<title>Texton Theory Of Two-Dimensional And Three-Dimensional Vision</title>

Abstract

Recently, after two decades of research in visual texture discrimination and in the discrimination of briefly presented patterns, a new structure of human vision has emerged. Accordingly, human vision is mediated by two separate visual systems: a preattentive and an attentive one. The parallel preattentive visual system cannot process complex forms, yet can, almost instantaneously, without effort or scrutiny, detect differences in a few local conspicuous features, regardless of the number of elements or where they occur. These (Julesz, 1981) are elongated blobs (e.g. rectangles, ellipses, or line segments) of specific color, angular orientation, width, length, binocular and movement disparity, and flicker rate. For line segments, their terminators (ends-of-lines) and crossings often behave as textons. The preattentive system can count only the number of textons and detect their locale, but cannot perceive the positional relations between them (Julesz, 1981, 1981a). However, the preattentive system can direct focal attention to the areas where differences in texton density occur in about 50 msec steps (four times faster than eye-movements). Only in this narrow aperture of focal attention (which can be as small as a few minutes of arc) can positional differences be perceived, permitting the prodigious feats of form recognition (Bergen and Julesz, 1981). Since disparity differences in random-dot stereograms can be perceived in a 50 msec presentation (followed by masking) provided the binocular disparity is beyond a critical limit, disparity is also a texton. It can be shown (for review, see Julesz and Schumer, 1981) that the largest disparity that can yield stereopsis in random-dot stereograms is a monotonic function of the cyclopean target area.

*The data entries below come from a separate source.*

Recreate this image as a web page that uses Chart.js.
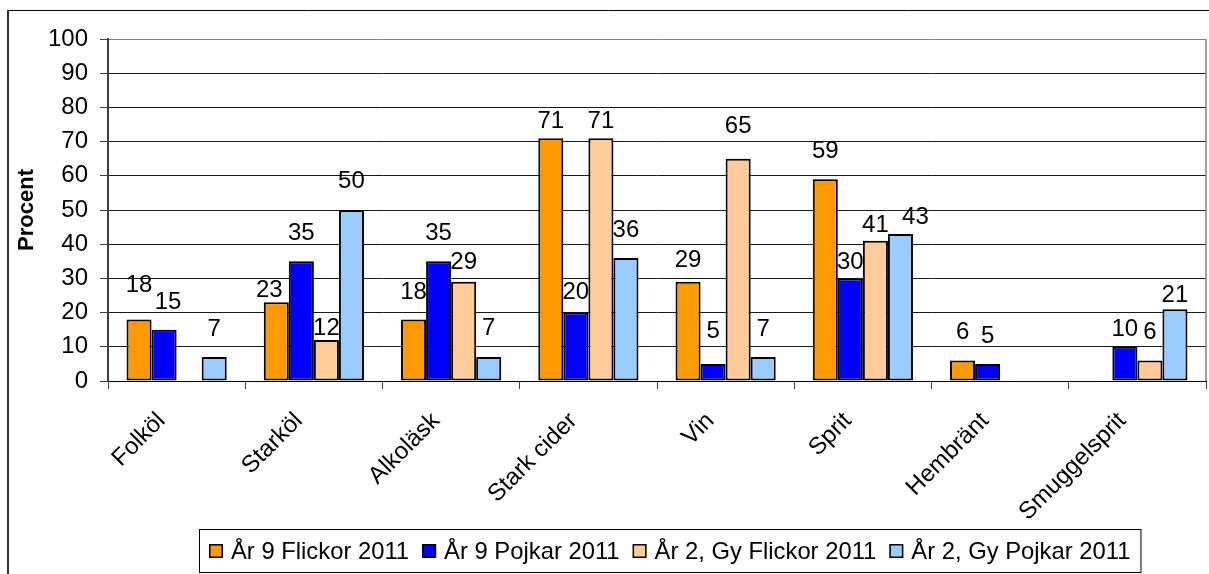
<!DOCTYPE html>
<html><head><meta charset="utf-8">
<script src="https://cdn.jsdelivr.net/npm/chart.js@4.4.1/dist/chart.umd.min.js"></script>
<style>html,body{margin:0;padding:0;background:#fff;}</style>
</head><body>
<canvas id="c" width="1209" height="574"></canvas>
<script>
// ---- data ----
const categories = ['Folköl','Starköl','Alkoläsk','Stark cider','Vin','Sprit','Hembränt','Smuggelsprit'];
const seriesNames = ['År 9 Flickor 2011','År 9 Pojkar 2011','År 2, Gy Flickor 2011','År 2, Gy Pojkar 2011'];
const ar9Flickor = [18, 23, 18, 71, 29, 59, 6, null];
const ar9Pojkar  = [15, 35, 35, 20, 5, 30, 5, 10];
const gyFlickor  = [null, 12, 29, 71, 65, 41, null, 6];
const gyPojkar   = [7, 50, 7, 36, 7, 43, null, 21];
const yMin = 0, yMax = 100, yStep = 10;
const yTitle = 'Procent';

// ---- styles ----
const FONT = "'Liberation Sans', Arial, sans-serif";
const colors = ['#FF9900', '#0000FF', '#FFCC99', '#99CCFF'];
// vertical distance (px) of each value label's centre above its bar top
const labelLift = [
  [34, 12, 27, 17, 21, 28, 28, 0],
  [27, 28, 28, 20, 33, 16, 28, 17],
  [0, 12, 19, 17, 32, 15, 0, 28],
  [28, 29, 29, 28, 28, 17, 0, 14]
];
const labelShift = {'0:1': -7, '1:0': 4, '3:5': 15};

const seriesValues = [ar9Flickor, ar9Pojkar, gyFlickor, gyPojkar];

const framePlugin = {
  id: 'frame',
  beforeDraw(chart) {
    const ctx = chart.ctx;
    ctx.save();
    ctx.fillStyle = '#fff';
    ctx.fillRect(0, 0, chart.width, chart.height);
    ctx.strokeStyle = '#333';
    ctx.lineWidth = 2;
    ctx.beginPath(); ctx.moveTo(8, 10); ctx.lineTo(8, chart.height); ctx.stroke();
    ctx.strokeStyle = '#000';
    ctx.lineWidth = 1;
    ctx.beginPath(); ctx.moveTo(8, 10.5); ctx.lineTo(chart.width, 10.5); ctx.stroke();
    ctx.restore();
  },
  beforeDatasetsDraw(chart) {
    const {ctx, chartArea: a} = chart;
    ctx.save();
    ctx.strokeStyle = '#808080';
    ctx.lineWidth = 1.5;
    ctx.beginPath(); ctx.moveTo(a.right, a.top); ctx.lineTo(a.right, a.bottom); ctx.stroke();
    ctx.restore();
  }
};

const valueLabels = {
  id: 'valueLabels',
  afterDatasetsDraw(chart) {
    const ctx = chart.ctx;
    ctx.save();
    ctx.font = '24px ' + FONT;
    ctx.fillStyle = '#000';
    ctx.textAlign = 'center';
    ctx.textBaseline = 'middle';
    chart.data.datasets.forEach((ds, di) => {
      const meta = chart.getDatasetMeta(di);
      meta.data.forEach((el, i) => {
        const v = ds.data[i];
        if (v === null || v === undefined) return;
        const dx = labelShift[di + ':' + i] || 0;
        ctx.fillText(String(v), el.x + dx, el.y - labelLift[di][i]);
      });
    });
    ctx.restore();
  }
};

const boxLegend = {
  id: 'boxLegend',
  afterDraw(chart) {
    const ctx = chart.ctx;
    ctx.save();
    const fs = 23.8;
    ctx.font = fs + 'px ' + FONT;
    const items = chart.data.datasets.map(d => ({text: d.label, color: d.backgroundColor, w: ctx.measureText(d.label).width}));
    const box = 14, gapBT = 8, gapItem = 13, pad = 10;
    const contentW = items.reduce((s, it) => s + box + gapBT + it.w, 0) + gapItem * (items.length - 1);
    const bw = contentW + 2 * pad, bh = 43;
    const bx = Math.round(670 - bw / 2), by = 529;
    ctx.fillStyle = '#fff';
    ctx.fillRect(bx, by, bw, bh);
    ctx.strokeStyle = '#000';
    ctx.lineWidth = 1;
    ctx.strokeRect(bx + 0.5, by + 0.5, bw, bh);
    let x = bx + pad;
    const cy = by + bh / 2 + 0.5;
    ctx.textBaseline = 'middle';
    ctx.textAlign = 'left';
    items.forEach(it => {
      ctx.fillStyle = it.color;
      ctx.fillRect(x, Math.round(cy - 7), box, box);
      ctx.strokeStyle = '#000';
      ctx.lineWidth = 1.5;
      ctx.strokeRect(x + 0.75, Math.round(cy - 7) + 0.75, box - 1.5, box - 1.5);
      ctx.fillStyle = '#000';
      ctx.fillText(it.text, x + box + gapBT, cy + 1);
      x += box + gapBT + it.w + gapItem;
    });
    ctx.restore();
  }
};

const datasets = seriesNames.map((name, i) => ({
  label: name,
  data: seriesValues[i],
  backgroundColor: colors[i],
  borderColor: '#000',
  borderWidth: 2,
  borderSkipped: false,
  categoryPercentage: 0.73,
  barPercentage: 1.0
}));

new Chart(document.getElementById('c'), {
  type: 'bar',
  data: {labels: categories, datasets},
  options: {
    responsive: false,
    animation: false,
    devicePixelRatio: 1,
    layout: {padding: {left: 8, top: 39, right: 3, bottom: 0}},
    plugins: {legend: {display: false}, tooltip: {enabled: false}, title: {display: false}},
    scales: {
      x: {
        offset: true,
        grid: {display: true, drawOnChartArea: false, drawTicks: true, tickLength: 8, color: '#404040', offset: true},
        border: {display: true, color: '#000', width: 1},
        ticks: {font: {family: FONT, size: 24}, color: '#000', minRotation: 45, maxRotation: 45, padding: 18, labelOffset: -15, autoSkip: false},
        afterFit(scale) { scale.height = 193; }
      },
      y: {
        min: yMin, max: yMax,
        ticks: {stepSize: yStep, font: {family: FONT, size: 24}, color: '#000', padding: 12},
        grid: {
          color: c => (c.tick && c.tick.value === yMax) ? '#808080' : '#1a1a1a',
          tickColor: '#404040', tickLength: 8, lineWidth: 1
        },
        border: {display: true, color: '#404040', width: 2},
        title: {display: true, text: yTitle, font: {family: FONT, size: 22, weight: 'bold'}, color: '#000', padding: {top: 6, bottom: 0}},
        afterFit(scale) { scale.width = 100; }
      }
    }
  },
  plugins: [framePlugin, valueLabels, boxLegend]
});
</script>
</body></html>
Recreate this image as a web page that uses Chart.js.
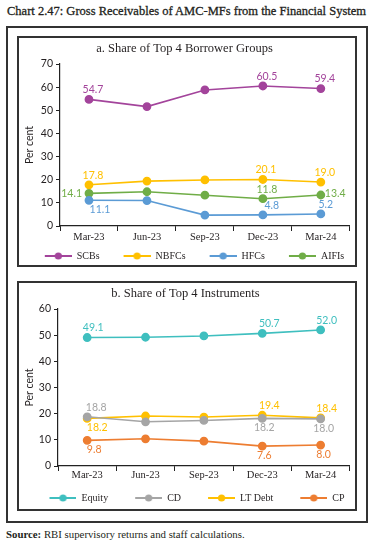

Furthermore, the cyclopean modulation function (for corrugated sinusoidal depth gratings) is very myopic with a cit-off around 3 c/deg. Since stereopsis is important in quality inspection, an objective determination of stereoscopic abilities using evoked potential techniques to dynamic random-dot correlograms and stereograms is also discussed (Julesz, Kropfl and Petrig, 1980; Julesz and Kropfl, 1982). These techniques also permit the early diagnosis of stereo-blindness that afflicts 2% of the human population and might lead to its prevention.